_PROBLEM TO WORK ON_. Leave out the pictures, and return only the lines running from the one that contains "Generate a Python" to the one that contains "185, 194, 235, 239, 282, 287, 326, 270, 27]", both included, exactly as they appear.

── THE INPUT ──

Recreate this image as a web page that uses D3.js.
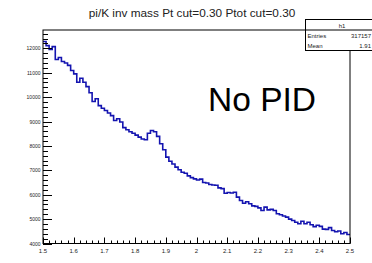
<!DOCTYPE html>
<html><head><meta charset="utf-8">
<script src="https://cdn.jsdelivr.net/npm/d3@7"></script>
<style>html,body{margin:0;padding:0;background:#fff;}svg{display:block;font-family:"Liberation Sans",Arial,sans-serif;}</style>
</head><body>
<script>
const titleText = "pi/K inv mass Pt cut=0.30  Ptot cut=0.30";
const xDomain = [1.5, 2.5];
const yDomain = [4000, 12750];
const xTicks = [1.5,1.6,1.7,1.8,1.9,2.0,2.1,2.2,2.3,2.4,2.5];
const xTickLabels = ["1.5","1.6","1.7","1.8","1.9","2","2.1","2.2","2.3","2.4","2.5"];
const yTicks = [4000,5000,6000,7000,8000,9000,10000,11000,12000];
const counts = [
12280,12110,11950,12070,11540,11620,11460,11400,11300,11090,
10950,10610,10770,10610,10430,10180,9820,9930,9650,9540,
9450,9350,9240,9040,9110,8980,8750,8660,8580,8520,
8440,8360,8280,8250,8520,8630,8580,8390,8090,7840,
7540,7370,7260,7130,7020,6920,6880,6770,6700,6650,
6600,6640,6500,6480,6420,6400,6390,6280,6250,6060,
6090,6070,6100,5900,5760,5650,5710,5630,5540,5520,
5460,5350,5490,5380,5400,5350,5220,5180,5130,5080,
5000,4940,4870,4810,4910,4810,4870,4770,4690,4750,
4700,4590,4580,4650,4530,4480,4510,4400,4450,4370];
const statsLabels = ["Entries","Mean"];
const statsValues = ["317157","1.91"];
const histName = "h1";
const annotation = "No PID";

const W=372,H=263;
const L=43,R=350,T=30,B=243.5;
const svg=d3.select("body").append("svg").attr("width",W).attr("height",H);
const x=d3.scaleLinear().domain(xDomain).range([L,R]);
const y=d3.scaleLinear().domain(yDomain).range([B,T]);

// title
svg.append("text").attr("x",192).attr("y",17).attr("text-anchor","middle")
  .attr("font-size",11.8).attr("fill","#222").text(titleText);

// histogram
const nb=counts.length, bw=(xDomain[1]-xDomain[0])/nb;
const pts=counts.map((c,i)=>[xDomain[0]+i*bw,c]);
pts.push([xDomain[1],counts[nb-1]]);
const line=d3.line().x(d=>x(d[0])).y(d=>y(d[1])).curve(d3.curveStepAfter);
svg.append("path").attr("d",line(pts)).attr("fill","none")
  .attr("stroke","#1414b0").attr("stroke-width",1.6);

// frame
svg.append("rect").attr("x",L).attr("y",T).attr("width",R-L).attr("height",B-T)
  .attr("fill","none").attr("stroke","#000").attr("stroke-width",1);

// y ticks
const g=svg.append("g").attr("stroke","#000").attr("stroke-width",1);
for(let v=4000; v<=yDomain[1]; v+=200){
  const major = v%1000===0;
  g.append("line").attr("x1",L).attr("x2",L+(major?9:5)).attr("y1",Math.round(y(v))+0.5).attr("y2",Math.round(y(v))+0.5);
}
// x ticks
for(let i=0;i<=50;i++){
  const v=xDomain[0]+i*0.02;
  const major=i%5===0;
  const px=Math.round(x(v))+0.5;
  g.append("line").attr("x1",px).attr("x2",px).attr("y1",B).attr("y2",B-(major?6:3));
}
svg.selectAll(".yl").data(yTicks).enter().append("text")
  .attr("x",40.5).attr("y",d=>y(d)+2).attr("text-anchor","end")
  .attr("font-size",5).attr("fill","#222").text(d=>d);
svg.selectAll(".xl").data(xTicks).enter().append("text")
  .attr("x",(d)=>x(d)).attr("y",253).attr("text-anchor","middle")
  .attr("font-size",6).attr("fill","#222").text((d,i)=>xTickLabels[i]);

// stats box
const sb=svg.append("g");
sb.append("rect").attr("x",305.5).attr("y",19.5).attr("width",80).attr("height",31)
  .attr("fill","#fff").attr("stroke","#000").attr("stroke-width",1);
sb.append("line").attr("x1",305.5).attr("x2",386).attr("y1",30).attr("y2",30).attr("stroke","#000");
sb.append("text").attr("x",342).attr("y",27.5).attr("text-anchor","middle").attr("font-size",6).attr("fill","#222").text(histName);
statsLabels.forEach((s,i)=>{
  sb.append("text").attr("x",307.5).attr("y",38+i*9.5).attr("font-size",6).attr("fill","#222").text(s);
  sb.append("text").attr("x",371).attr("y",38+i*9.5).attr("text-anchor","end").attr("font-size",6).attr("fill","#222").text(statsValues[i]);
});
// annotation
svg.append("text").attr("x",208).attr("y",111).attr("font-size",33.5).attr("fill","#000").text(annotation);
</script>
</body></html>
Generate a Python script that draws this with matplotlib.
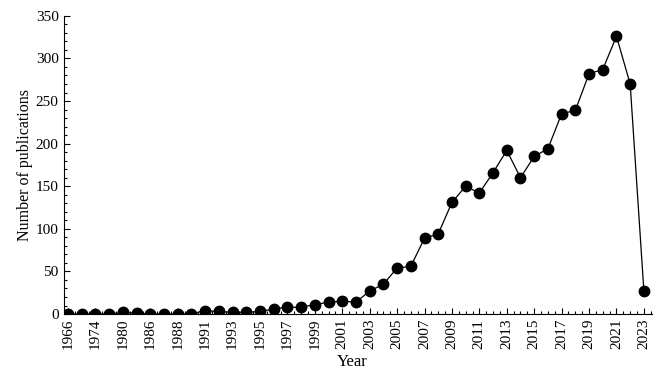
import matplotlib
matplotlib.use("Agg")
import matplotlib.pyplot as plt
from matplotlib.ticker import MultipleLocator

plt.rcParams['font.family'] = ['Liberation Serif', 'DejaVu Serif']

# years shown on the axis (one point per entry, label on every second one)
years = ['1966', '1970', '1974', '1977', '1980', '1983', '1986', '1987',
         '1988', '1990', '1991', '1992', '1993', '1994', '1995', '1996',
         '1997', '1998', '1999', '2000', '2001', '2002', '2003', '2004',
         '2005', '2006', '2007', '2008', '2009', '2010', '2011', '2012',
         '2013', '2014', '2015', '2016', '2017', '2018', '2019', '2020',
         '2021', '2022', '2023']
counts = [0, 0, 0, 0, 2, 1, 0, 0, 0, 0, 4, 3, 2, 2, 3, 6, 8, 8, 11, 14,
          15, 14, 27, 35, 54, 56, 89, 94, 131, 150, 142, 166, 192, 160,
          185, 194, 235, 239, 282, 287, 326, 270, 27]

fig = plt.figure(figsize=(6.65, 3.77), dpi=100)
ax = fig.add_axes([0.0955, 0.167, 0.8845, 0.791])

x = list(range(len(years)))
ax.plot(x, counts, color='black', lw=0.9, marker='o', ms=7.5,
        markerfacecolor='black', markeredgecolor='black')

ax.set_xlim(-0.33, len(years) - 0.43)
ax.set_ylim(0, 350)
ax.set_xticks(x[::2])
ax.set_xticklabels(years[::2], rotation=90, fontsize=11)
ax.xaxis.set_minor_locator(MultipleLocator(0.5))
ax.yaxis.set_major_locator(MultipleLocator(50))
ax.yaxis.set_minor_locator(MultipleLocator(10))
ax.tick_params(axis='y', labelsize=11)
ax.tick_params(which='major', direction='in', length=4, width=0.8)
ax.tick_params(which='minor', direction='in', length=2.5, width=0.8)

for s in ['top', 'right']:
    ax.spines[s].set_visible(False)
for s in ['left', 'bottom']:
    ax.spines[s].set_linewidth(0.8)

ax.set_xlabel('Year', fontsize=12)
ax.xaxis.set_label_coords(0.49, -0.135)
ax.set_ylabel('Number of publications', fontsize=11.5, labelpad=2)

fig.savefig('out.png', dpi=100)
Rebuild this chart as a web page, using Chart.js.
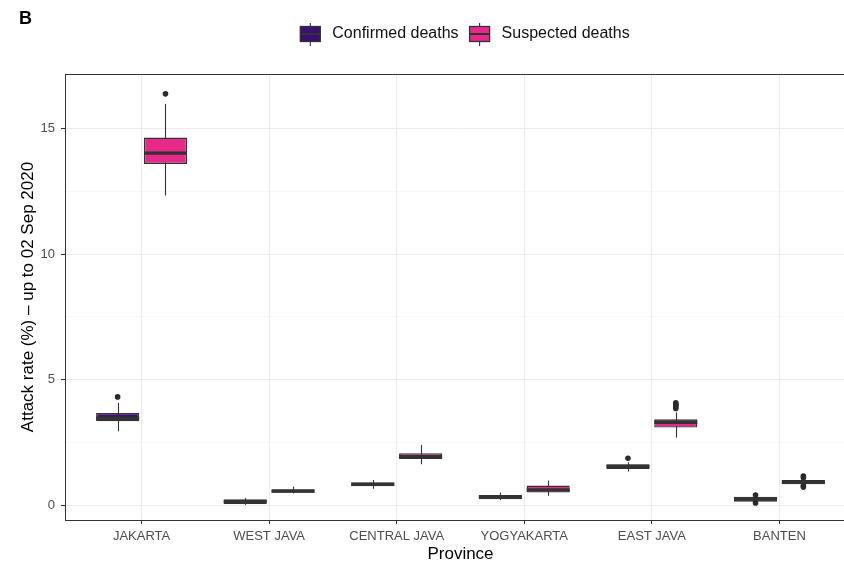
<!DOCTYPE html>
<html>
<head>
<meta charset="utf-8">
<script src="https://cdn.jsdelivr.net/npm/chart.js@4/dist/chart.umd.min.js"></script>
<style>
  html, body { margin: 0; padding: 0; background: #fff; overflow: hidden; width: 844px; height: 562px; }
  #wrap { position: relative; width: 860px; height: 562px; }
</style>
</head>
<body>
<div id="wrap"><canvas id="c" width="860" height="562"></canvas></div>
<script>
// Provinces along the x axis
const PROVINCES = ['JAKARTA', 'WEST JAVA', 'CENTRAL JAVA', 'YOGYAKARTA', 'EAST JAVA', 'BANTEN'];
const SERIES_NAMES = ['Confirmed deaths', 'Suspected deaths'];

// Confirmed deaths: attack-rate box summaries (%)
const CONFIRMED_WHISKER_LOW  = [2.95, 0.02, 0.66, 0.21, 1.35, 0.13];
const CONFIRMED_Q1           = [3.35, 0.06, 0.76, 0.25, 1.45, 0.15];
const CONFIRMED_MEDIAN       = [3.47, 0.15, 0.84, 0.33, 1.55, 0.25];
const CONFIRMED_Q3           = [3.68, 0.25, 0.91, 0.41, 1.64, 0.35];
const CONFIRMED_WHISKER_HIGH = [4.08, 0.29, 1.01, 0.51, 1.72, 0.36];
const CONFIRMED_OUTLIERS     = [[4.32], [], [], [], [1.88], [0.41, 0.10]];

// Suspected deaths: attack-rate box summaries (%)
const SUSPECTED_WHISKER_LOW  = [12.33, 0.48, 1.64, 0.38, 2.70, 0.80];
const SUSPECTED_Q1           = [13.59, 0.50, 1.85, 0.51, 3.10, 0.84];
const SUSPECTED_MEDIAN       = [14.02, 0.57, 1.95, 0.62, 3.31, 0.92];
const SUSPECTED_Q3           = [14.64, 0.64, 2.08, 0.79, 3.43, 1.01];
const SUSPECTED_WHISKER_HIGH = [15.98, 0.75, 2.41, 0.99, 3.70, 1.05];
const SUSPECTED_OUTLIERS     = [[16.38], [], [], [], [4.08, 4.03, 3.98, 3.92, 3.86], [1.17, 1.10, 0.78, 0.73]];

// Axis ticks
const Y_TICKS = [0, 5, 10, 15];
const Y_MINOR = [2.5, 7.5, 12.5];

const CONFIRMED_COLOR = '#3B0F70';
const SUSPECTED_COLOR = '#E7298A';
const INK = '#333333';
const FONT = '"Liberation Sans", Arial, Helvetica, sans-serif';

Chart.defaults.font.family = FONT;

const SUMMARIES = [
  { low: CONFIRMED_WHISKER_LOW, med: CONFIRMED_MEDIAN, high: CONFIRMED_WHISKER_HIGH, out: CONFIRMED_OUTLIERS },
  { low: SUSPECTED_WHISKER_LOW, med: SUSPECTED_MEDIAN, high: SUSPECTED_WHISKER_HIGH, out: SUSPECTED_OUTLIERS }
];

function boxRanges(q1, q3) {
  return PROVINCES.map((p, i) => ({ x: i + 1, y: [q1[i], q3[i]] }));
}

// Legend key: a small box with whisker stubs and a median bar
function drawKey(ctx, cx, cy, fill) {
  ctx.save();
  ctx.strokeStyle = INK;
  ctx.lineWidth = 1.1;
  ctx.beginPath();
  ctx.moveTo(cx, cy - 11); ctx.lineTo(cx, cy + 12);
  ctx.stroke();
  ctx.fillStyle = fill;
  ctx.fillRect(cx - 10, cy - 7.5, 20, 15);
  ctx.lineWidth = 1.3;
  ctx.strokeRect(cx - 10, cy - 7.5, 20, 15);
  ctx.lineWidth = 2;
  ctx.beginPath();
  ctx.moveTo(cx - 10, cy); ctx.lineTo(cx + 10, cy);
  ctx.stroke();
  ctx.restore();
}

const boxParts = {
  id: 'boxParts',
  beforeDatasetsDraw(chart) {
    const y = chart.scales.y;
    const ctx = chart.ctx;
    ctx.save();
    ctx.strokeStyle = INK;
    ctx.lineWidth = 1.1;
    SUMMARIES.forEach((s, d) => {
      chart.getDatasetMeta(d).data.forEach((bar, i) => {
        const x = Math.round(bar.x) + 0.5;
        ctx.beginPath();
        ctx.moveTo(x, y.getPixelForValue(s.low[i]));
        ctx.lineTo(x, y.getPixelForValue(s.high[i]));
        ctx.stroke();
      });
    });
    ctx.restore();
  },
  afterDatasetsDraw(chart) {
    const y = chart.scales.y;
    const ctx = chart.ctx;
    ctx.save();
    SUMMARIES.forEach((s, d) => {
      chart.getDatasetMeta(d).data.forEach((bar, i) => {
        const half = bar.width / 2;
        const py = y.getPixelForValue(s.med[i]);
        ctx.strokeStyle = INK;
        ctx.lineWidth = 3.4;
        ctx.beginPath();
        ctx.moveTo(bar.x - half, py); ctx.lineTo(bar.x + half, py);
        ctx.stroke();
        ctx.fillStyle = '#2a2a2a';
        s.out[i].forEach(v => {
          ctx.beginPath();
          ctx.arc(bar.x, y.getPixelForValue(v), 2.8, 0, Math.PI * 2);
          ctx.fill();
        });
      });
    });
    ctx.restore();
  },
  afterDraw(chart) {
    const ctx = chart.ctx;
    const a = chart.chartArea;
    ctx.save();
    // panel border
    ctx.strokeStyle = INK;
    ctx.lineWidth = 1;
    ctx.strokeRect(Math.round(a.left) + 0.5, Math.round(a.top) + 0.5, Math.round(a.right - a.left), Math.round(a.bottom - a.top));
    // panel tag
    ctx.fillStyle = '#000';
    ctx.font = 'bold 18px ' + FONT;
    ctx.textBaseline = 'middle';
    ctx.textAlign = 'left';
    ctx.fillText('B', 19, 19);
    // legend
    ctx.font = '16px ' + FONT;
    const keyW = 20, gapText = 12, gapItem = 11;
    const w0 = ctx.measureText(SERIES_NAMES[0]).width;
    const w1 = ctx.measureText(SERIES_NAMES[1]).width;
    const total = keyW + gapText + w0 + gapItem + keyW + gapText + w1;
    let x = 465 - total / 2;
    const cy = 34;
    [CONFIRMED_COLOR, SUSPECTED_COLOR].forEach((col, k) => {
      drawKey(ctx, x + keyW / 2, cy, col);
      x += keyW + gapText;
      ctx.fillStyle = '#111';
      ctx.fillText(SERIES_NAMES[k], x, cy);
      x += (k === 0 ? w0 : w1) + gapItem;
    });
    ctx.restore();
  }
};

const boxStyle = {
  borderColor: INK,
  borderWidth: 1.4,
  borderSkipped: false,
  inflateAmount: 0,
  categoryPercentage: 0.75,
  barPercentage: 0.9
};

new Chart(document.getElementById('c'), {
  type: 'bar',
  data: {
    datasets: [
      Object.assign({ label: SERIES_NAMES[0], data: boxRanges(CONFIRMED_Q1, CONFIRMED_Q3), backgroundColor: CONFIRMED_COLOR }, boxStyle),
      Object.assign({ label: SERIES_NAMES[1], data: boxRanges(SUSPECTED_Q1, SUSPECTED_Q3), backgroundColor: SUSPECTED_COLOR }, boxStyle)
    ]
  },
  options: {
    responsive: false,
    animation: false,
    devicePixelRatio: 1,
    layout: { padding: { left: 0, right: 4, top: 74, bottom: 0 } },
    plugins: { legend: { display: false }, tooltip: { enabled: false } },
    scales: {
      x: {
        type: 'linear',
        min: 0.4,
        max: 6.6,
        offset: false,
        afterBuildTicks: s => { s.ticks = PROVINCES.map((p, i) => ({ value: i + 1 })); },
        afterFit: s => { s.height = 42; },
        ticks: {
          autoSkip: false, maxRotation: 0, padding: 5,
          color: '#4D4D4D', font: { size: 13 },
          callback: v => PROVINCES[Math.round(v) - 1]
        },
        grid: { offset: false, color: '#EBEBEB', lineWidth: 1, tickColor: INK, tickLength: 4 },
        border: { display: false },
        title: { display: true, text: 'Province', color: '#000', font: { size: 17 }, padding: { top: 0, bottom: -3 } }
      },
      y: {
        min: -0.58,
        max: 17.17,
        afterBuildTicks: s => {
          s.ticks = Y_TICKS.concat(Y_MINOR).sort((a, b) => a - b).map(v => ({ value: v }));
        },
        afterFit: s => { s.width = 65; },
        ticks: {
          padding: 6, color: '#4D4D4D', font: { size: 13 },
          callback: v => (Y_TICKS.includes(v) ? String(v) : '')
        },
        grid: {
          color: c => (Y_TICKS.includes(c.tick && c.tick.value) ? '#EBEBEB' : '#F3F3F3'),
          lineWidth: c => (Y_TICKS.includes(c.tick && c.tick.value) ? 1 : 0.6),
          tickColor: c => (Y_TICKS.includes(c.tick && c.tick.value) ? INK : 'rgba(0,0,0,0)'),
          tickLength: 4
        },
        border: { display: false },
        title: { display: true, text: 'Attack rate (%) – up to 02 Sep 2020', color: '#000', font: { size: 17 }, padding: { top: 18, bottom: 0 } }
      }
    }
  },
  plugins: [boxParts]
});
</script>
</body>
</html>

───

_EXPECTED ANSWER_.
Generate a Python script that draws this with matplotlib.
import matplotlib
matplotlib.use("Agg")
import matplotlib.pyplot as plt
from matplotlib.ticker import MultipleLocator

plt.rcParams['font.family'] = ['Liberation Serif', 'DejaVu Serif']

# years shown on the axis (one point per entry, label on every second one)
years = ['1966', '1970', '1974', '1977', '1980', '1983', '1986', '1987',
         '1988', '1990', '1991', '1992', '1993', '1994', '1995', '1996',
         '1997', '1998', '1999', '2000', '2001', '2002', '2003', '2004',
         '2005', '2006', '2007', '2008', '2009', '2010', '2011', '2012',
         '2013', '2014', '2015', '2016', '2017', '2018', '2019', '2020',
         '2021', '2022', '2023']
counts = [0, 0, 0, 0, 2, 1, 0, 0, 0, 0, 4, 3, 2, 2, 3, 6, 8, 8, 11, 14,
          15, 14, 27, 35, 54, 56, 89, 94, 131, 150, 142, 166, 192, 160,
          185, 194, 235, 239, 282, 287, 326, 270, 27]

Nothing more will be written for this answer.